The next day, there’s no swaggering pride in my heart, but something approaching gratitude as I hear what the Four Seasons kitchen does with my quarry. The members of the kitchen staff, many of them experienced boar-hunting locals, are excited by the quality of the meat, pale pink with a half-inch layer of snowy fat. What follows is the locavore meal of my life. Almost every ingredient on each plate is from the Big Island: grilled wild pig skirt steak with local goat cheese, tomatoes, and microgreens; pork chops with macadamia cream sauce. And then, as an homage to my Filipino heritage, a salty, tangy wild boar adobo, spiked with lashings of vinegar.
When I bump into chef Jim the day after the feast, he tells me his staff is going to use the other half of the boar at a Fourth of July barbecue. The word’s out at the resort that we went hunting, and waiters and other staff make a point of sharing their own stories of hunting boar.

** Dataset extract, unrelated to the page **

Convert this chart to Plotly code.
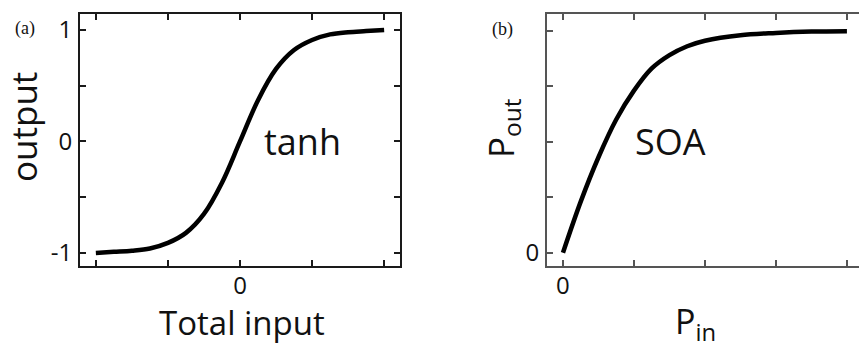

Walking along the beach, I look past the guests jogging or sunning, and I focus on Big Island locals gill-net fishing, carving edible limpets off the rocks where the surf crashes, or coming up for air after spearfishing. True locavore eating is everywhere here, often on resort menus that formerly depended on imported ingredients. Pig supplier Tom Asano told me that on the other side of the island there are wild pigs in the mango, banana, papaya, and avocado plantations. I make a mental note to come back next summer. Or, even more sustainably, given the carbon footprint of my overseas plane ticket, maybe I’ll just move here.